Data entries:
■ ■ ■ ■ ■
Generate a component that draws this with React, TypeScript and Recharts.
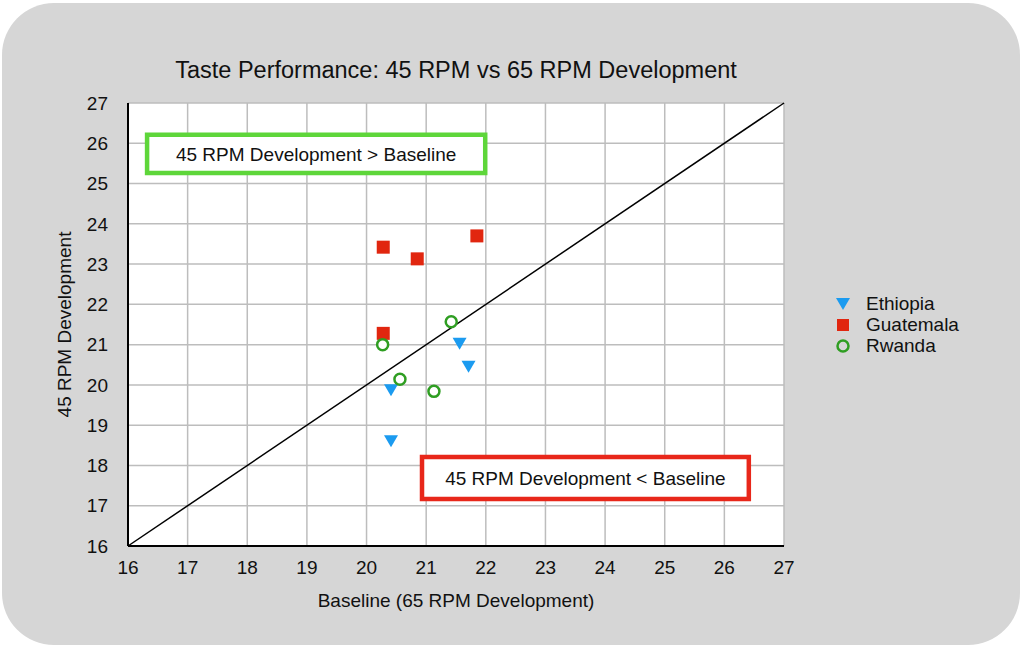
import React from "react";
import {
  ScatterChart,
  Scatter,
  XAxis,
  YAxis,
  CartesianGrid,
  ReferenceLine,
  ReferenceArea,
  Label,
} from "recharts";

// values (baseline x, 45 RPM y)
const ethiopia = [
  { x: 21.56, y: 21.02 },
  { x: 21.71, y: 20.45 },
  { x: 20.41, y: 19.87 },
  { x: 20.41, y: 18.6 },
];
const guatemala = [
  { x: 20.28, y: 23.42 },
  { x: 20.85, y: 23.13 },
  { x: 21.85, y: 23.7 },
  { x: 20.28, y: 21.28 },
];
const rwanda = [
  { x: 20.27, y: 21.0 },
  { x: 21.42, y: 21.57 },
  { x: 20.56, y: 20.14 },
  { x: 21.13, y: 19.84 },
];
const axisTicks = [16, 17, 18, 19, 20, 21, 22, 23, 24, 25, 26, 27];

const FONT = '"Liberation Sans", Arial, Helvetica, sans-serif';
const BLUE = "#1b9bf0";
const RED = "#e1260f";
const GREEN = "#2f9e22";

const DownTriangle = (props: any) => {
  const { cx, cy } = props;
  return (
    <polygon
      points={`${cx - 7},${cy - 6} ${cx + 7},${cy - 6} ${cx},${cy + 6}`}
      fill={BLUE}
    />
  );
};

const Square = (props: any) => {
  const { cx, cy } = props;
  return <rect x={cx - 6.5} y={cy - 6.5} width={13} height={13} fill={RED} />;
};

const Ring = (props: any) => {
  const { cx, cy } = props;
  return <circle cx={cx} cy={cy} r={5.5} fill="#fff" stroke={GREEN} strokeWidth={2.5} />;
};

const legendItems = [
  { name: "Ethiopia", icon: <polygon points="2,3 16,3 9,15" fill={BLUE} /> },
  { name: "Guatemala", icon: <rect x={3} y={3} width={12} height={12} fill={RED} /> },
  { name: "Rwanda", icon: <circle cx={9} cy={9} r={5.5} fill="none" stroke={GREEN} strokeWidth={2.5} /> },
];

const CustomLegend = () => (
  <div
    style={{
      position: "absolute",
      left: 834,
      top: 293,
      fontFamily: FONT,
      fontSize: 19,
      color: "#111",
    }}
  >
    {legendItems.map((it) => (
      <div key={it.name} style={{ display: "flex", alignItems: "center", height: 21 }}>
        <svg width={18} height={18} style={{ marginRight: 14 }}>
          {it.icon}
        </svg>
        <span>{it.name}</span>
      </div>
    ))}
  </div>
);

const App: React.FC = () => {
  return (
    <div style={{ position: "relative", width: 1024, height: 649, background: "#fff" }}>
      <style>{`body{margin:0}`}</style>
      <div
        style={{
          position: "absolute",
          left: 2,
          top: 3,
          width: 1018,
          height: 642,
          borderRadius: 52,
          background: "#d6d6d6",
        }}
      />
      <div
        style={{
          position: "absolute",
          left: 128,
          top: 57,
          width: 656,
          textAlign: "center",
          fontFamily: FONT,
          fontSize: 23.5,
          color: "#111",
        }}
      >
        Taste Performance: 45 RPM vs 65 RPM Development
      </div>
      <div style={{ position: "absolute", left: 0, top: 0 }}>
        <ScatterChart
          width={1024}
          height={649}
          margin={{ top: 103, right: 240, bottom: 42, left: 48 }}
        >
          <CartesianGrid
            fill="#fff"
            stroke="#bdbdbd"
            strokeWidth={1.5}
            horizontalValues={axisTicks}
            verticalValues={axisTicks}
          />
          <XAxis
            type="number"
            dataKey="x"
            domain={[16, 27]}
            ticks={axisTicks}
            height={61}
            tickLine={false}
            tickMargin={9}
            axisLine={{ stroke: "#000", strokeWidth: 2 }}
            tick={{ fill: "#111", fontSize: 19, fontFamily: FONT }}
            interval={0}
          >
            <Label
              value="Baseline (65 RPM Development)"
              position="insideBottom"
              offset={0}
              fill="#111"
              style={{ fontSize: 19, fontFamily: FONT }}
            />
          </XAxis>
          <YAxis
            type="number"
            dataKey="y"
            domain={[16, 27]}
            ticks={axisTicks}
            width={80}
            tickLine={false}
            tickMargin={14}
            axisLine={{ stroke: "#000", strokeWidth: 2 }}
            tick={{ fill: "#111", fontSize: 19, fontFamily: FONT }}
            interval={0}
          >
            <Label
              value="45 RPM Development"
              angle={-90}
              position="insideLeft"
              offset={16}
              fill="#111"
              style={{ textAnchor: "middle", fontSize: 19, fontFamily: FONT }}
            />
          </YAxis>
          <ReferenceLine
            segment={[
              { x: 16, y: 16 },
              { x: 27, y: 27 },
            ]}
            stroke="#000"
            strokeWidth={1.5}
          />
          <ReferenceArea
            x1={16.32}
            x2={21.99}
            y1={25.26}
            y2={26.21}
            fill="#fff"
            fillOpacity={1}
            stroke="#5ed63a"
            strokeWidth={4.5}
          >
            <Label
              value="45 RPM Development > Baseline"
              position="center"
              fill="#111"
              style={{ fontSize: 19, fontFamily: FONT }}
            />
          </ReferenceArea>
          <ReferenceArea
            x1={20.93}
            x2={26.41}
            y1={17.17}
            y2={18.21}
            fill="#fff"
            fillOpacity={1}
            stroke="#e8271a"
            strokeWidth={4.5}
          >
            <Label
              value="45 RPM Development < Baseline"
              position="center"
              fill="#111"
              style={{ fontSize: 19, fontFamily: FONT }}
            />
          </ReferenceArea>
          <Scatter name="Ethiopia" data={ethiopia} shape={DownTriangle} isAnimationActive={false} />
          <Scatter name="Guatemala" data={guatemala} shape={Square} isAnimationActive={false} />
          <Scatter name="Rwanda" data={rwanda} shape={Ring} isAnimationActive={false} />
        </ScatterChart>
      </div>
      <CustomLegend />
    </div>
  );
};

export default App;
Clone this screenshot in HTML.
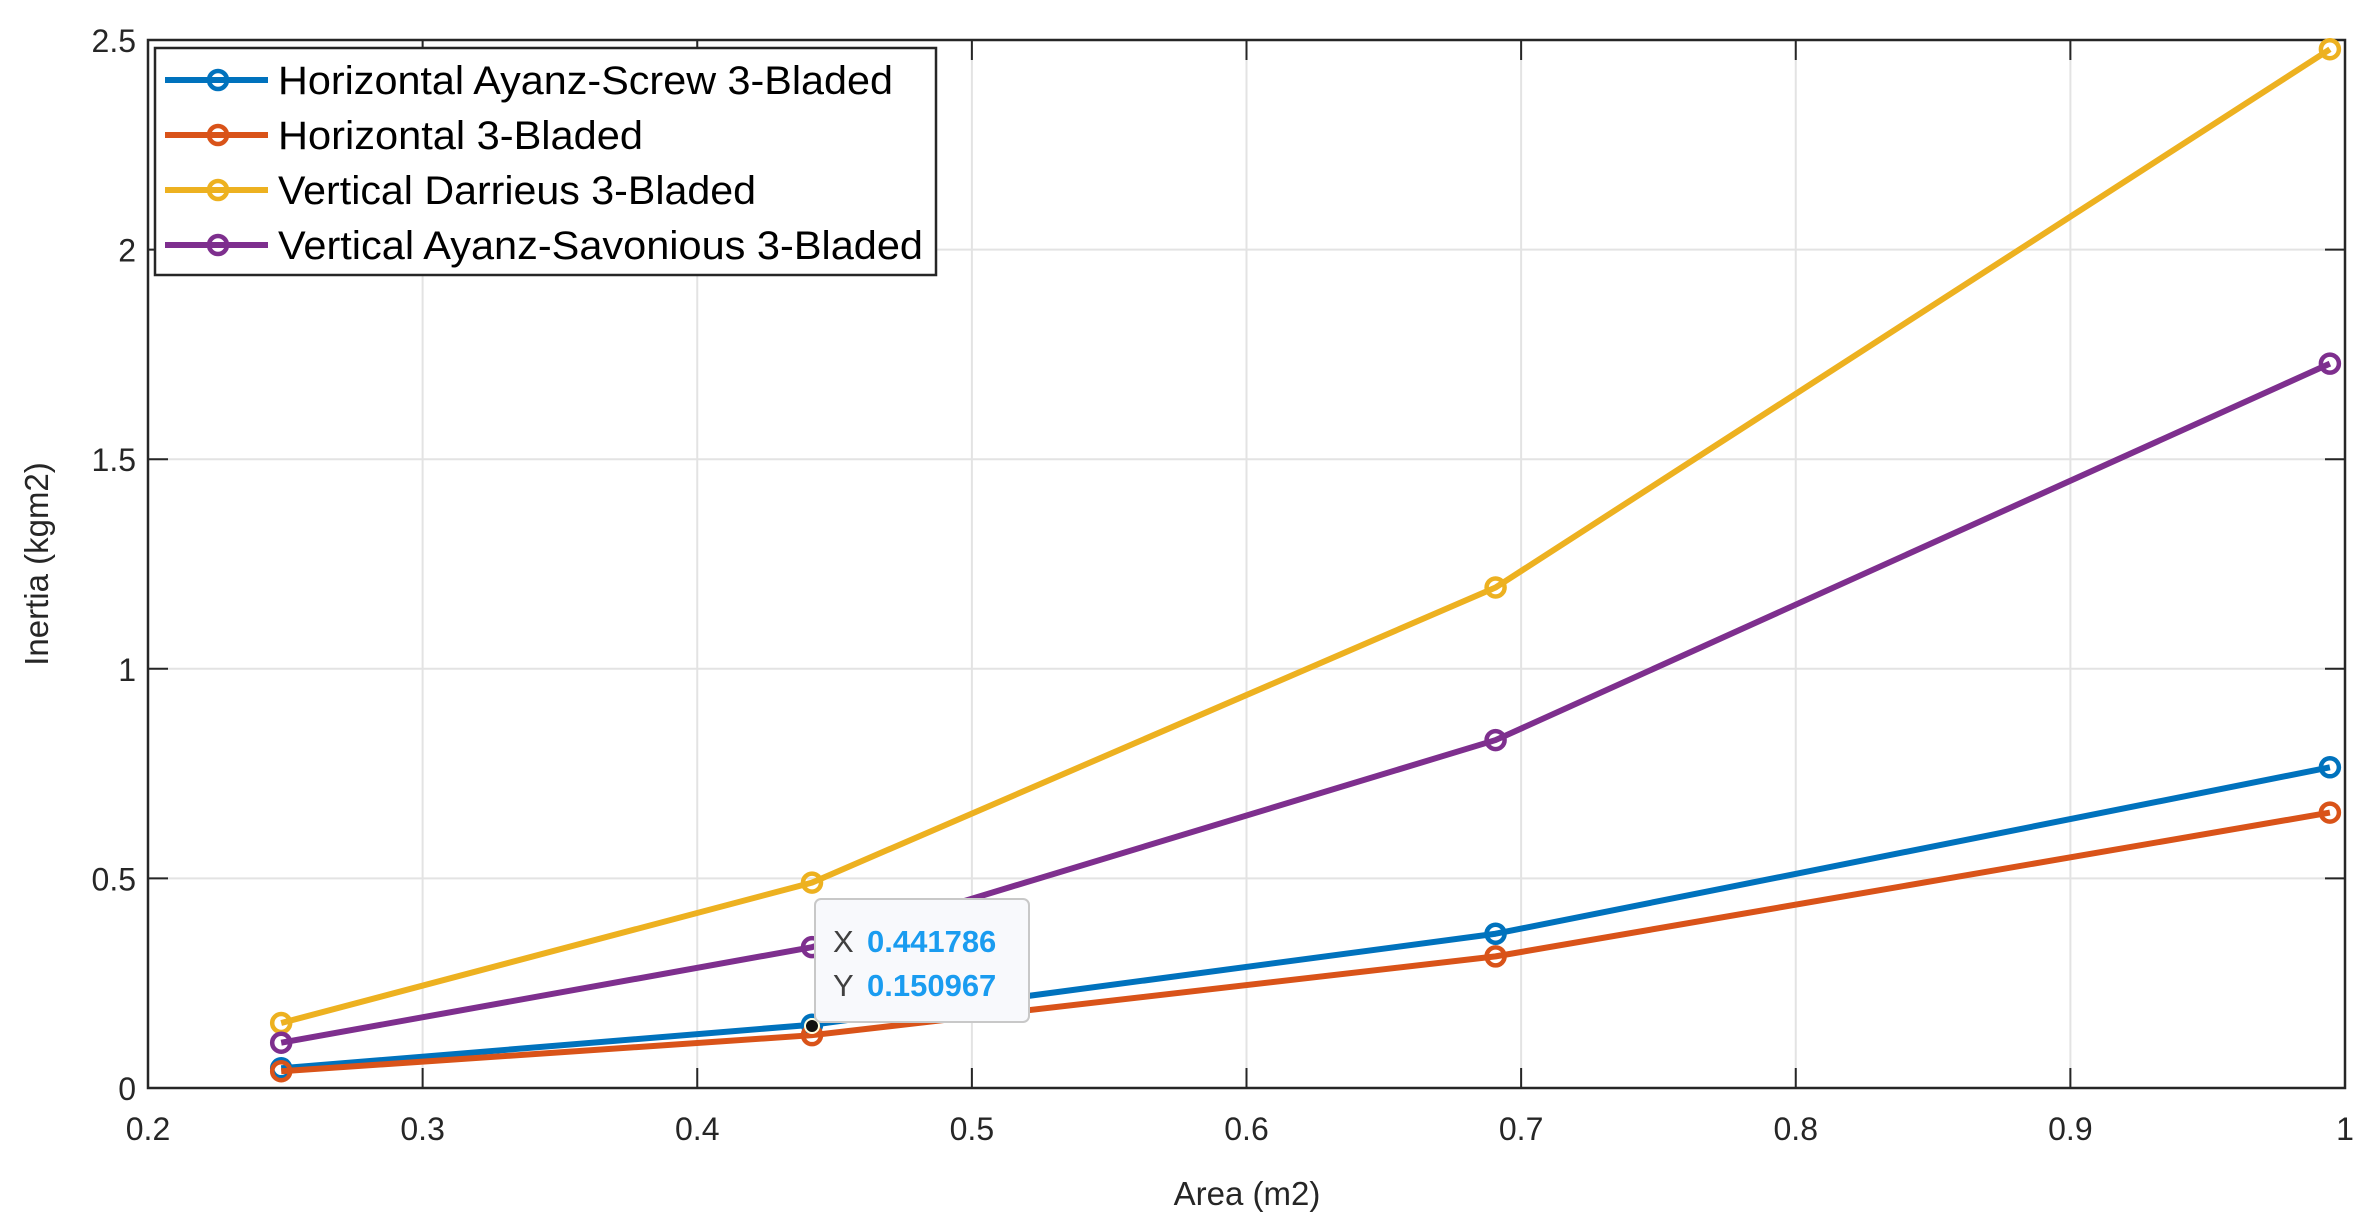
<!DOCTYPE html>
<html><head><meta charset="utf-8"><style>
body{margin:0;background:#fff}
svg{display:block;font-family:"Liberation Sans",sans-serif}
</style></head><body>
<svg id="chart" width="2368" height="1227" viewBox="0 0 2368 1227">
<rect x="0" y="0" width="2368" height="1227" fill="#fff"/>
<g id="grid"></g>
<g id="axes"></g>
<g id="series"></g>
<text x="1247" y="1205" font-size="33" fill="#262626" text-anchor="middle">Area (m2)</text>
<text transform="translate(48,564) rotate(-90)" font-size="33" fill="#262626" text-anchor="middle">Inertia (kgm2)</text>
<g id="legend"></g>
<g id="datatip">
<circle cx="812" cy="1026" r="7" fill="#111" stroke="#ffffe0" stroke-width="2"/>
<rect x="815" y="899" width="214" height="123" rx="6" fill="#f8f9fc" stroke="#c8c8c8" stroke-width="2"/>
<text x="833" y="952" font-size="31" fill="#404040">X</text>
<text x="867" y="952" font-size="31" font-weight="bold" fill="#1a9cf0">0.441786</text>
<text x="833" y="996" font-size="31" fill="#404040">Y</text>
<text x="867" y="996" font-size="31" font-weight="bold" fill="#1a9cf0">0.150967</text>
</g>
</svg>
<script>
const xValues=[0.2485,0.441786,0.6907,0.9945];
const seriesNames=["Horizontal Ayanz-Screw 3-Bladed","Horizontal 3-Bladed","Vertical Darrieus 3-Bladed","Vertical Ayanz-Savonious 3-Bladed"];
const screwVals=[0.047,0.150967,0.368,0.765];
const horizVals=[0.040,0.126,0.314,0.657];
const darrieusVals=[0.155,0.490,1.194,2.478];
const savoniusVals=[0.108,0.336,0.830,1.728];
const xTicks=[0.2,0.3,0.4,0.5,0.6,0.7,0.8,0.9,1];
const xTickLabels=["0.2","0.3","0.4","0.5","0.6","0.7","0.8","0.9","1"];
const yTicks=[0,0.5,1,1.5,2,2.5];
const yTickLabels=["0","0.5","1","1.5","2","2.5"];

const L=148,R=2345,T=40,B=1088;
const sx=v=>L+(v-0.2)/0.8*(R-L);
const sy=v=>B-(v/2.5)*(B-T);
const NS="http://www.w3.org/2000/svg";
function mk(tag,attrs,parent){const e=document.createElementNS(NS,tag);for(const k in attrs)e.setAttribute(k,attrs[k]);parent.appendChild(e);return e;}
const grid=document.getElementById('grid'),axes=document.getElementById('axes'),ser=document.getElementById('series'),leg=document.getElementById('legend');
xTicks.forEach((t,i)=>{
  const x=sx(t);
  const g=mk('line',{x1:x,x2:x,y1:T,y2:B,stroke:'#e3e3e3','stroke-width':2},grid);
  
  
  mk('line',{x1:x,x2:x,y1:B,y2:B-20,stroke:'#262626','stroke-width':2},axes);
  mk('line',{x1:x,x2:x,y1:T,y2:T+20,stroke:'#262626','stroke-width':2},axes);
  const lb=mk('text',{x:x,y:B+52,'font-size':32,fill:'#262626','text-anchor':'middle'},axes);
  lb.textContent=xTickLabels[i];
  
  
});
yTicks.forEach((t,i)=>{
  const y=sy(t);
  const g=mk('line',{x1:L,x2:R,y1:y,y2:y,stroke:'#e3e3e3','stroke-width':2},grid);
  
  
  mk('line',{x1:L,x2:L+20,y1:y,y2:y,stroke:'#262626','stroke-width':2},axes);
  mk('line',{x1:R,x2:R-20,y1:y,y2:y,stroke:'#262626','stroke-width':2},axes);
  const lb=mk('text',{x:L-12,y:y+12,'font-size':32,fill:'#262626','text-anchor':'end'},axes);
  lb.textContent=yTickLabels[i];
  
  
});
mk('rect',{x:L,y:T,width:R-L,height:B-T,fill:'none',stroke:'#262626','stroke-width':2.5},axes);
const colors=['#0072BD','#D95319','#EDB120','#7E2F8E'];
const data=[screwVals,horizVals,darrieusVals,savoniusVals];
[0,1,2,3].forEach(s=>{
  const vals=data[s];
  const pts=xValues.map((x,i)=>sx(x)+','+sy(vals[i])).join(' ');
  const pl=mk('polyline',{points:pts,fill:'none',stroke:colors[s],'stroke-width':6,'stroke-linejoin':'round'},ser);
  
  
  xValues.forEach((x,i)=>{
    const c=mk('circle',{cx:sx(x),cy:sy(vals[i]),r:9,fill:'none',stroke:colors[s],'stroke-width':4.5},ser);
    
    
  });
});
mk('rect',{x:155,y:48,width:781,height:227,fill:'#fff',stroke:'#262626','stroke-width':2.5},leg);
const legWidths=[615,365,478,645];
seriesNames.forEach((n,i)=>{
  const y=80+i*55;
  const e=mk('g',{},leg);
  
  
  mk('line',{x1:165,x2:268,y1:y,y2:y,stroke:colors[i],'stroke-width':6},e);
  mk('circle',{cx:218,cy:y,r:9,fill:'none',stroke:colors[i],'stroke-width':4.5},e);
  const t=mk('text',{x:278,y:y+14,'font-size':40,fill:'#000',textLength:legWidths[i],lengthAdjust:'spacingAndGlyphs'},e);
  t.textContent=n;
});
</script>
</body></html>
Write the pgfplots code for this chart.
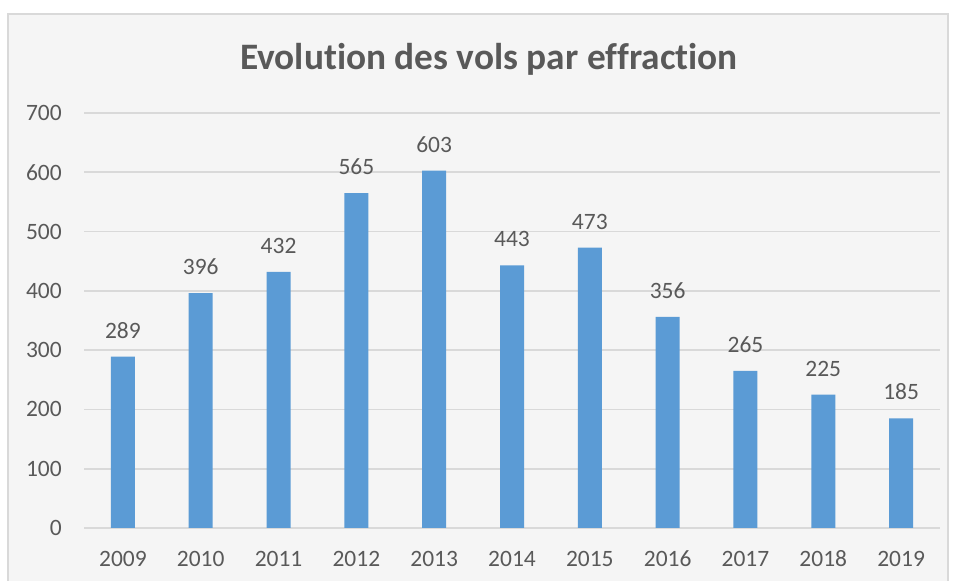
\documentclass[border=0pt]{standalone}
\usepackage{pgfplots}
\pgfplotsset{compat=1.18}
\usepackage{fontspec}
\setmainfont{Carlito}[Ligatures=CommonOff]
\definecolor{barblue}{HTML}{5B9BD5}
\definecolor{txtgray}{HTML}{595959}
\definecolor{gridgray}{HTML}{D9D9D9}
\definecolor{panel}{HTML}{F5F5F5}
\begin{document}
\begin{tikzpicture}
\begin{scope}[x=0.75pt,y=0.75pt]
  \fill[white] (0,0) rectangle (957,581);
  \path[use as bounding box] (0,0) rectangle (957,581);
  \filldraw[fill=panel, draw=gridgray, line width=1.5pt] (8,-5) rectangle (948,567);
  \node[txtgray, font=\fontsize{28}{32}\selectfont\bfseries] at (489,522) {Evolution des vols par effraction};
\end{scope}
\begin{axis}[
    at={(63pt,39.75pt)}, anchor=south west,
    scale only axis, width=642pt, height=311.25pt,
    xmin=-0.5, xmax=10.5, ymin=0, ymax=700,
    axis line style={draw=none},
    tick style={draw=none},
    ybar, bar width=18pt,
    xtick=data,
    xticklabels={2009,2010,2011,2012,2013,2014,2015,2016,2017,2018,2019},
    ytick={0,100,...,700},
    ymajorgrids, grid style={gridgray, line width=1.2pt},
    major tick length=0pt,
    /pgf/number format/assume math mode=true,
    tick label style={txtgray, font=\fontsize{17.6}{20}\selectfont, inner sep=0pt},
    xticklabel style={anchor=north, yshift=-17pt},
    yticklabel style={anchor=east, xshift=-16.5pt},
    nodes near coords,
    nodes near coords style={txtgray, font=\fontsize{17.6}{20}\selectfont, inner sep=0pt, anchor=south, yshift=13.5pt},
    clip=false,
]
\addplot[fill=barblue, draw=none] coordinates {
  (0,289) (1,396) (2,432) (3,565) (4,603) (5,443) (6,473) (7,356) (8,265) (9,225) (10,185)
};
\end{axis}
\end{tikzpicture}
\end{document}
■ ■ ■ ■ ■
Problem statement => Scan the listing above. Gather each line that contains the word "this".

Complete output =>
Generate a component that draws this with React, TypeScript and Recharts.
Clone this screenshot in HTML.
Write the pgfplots code for this chart.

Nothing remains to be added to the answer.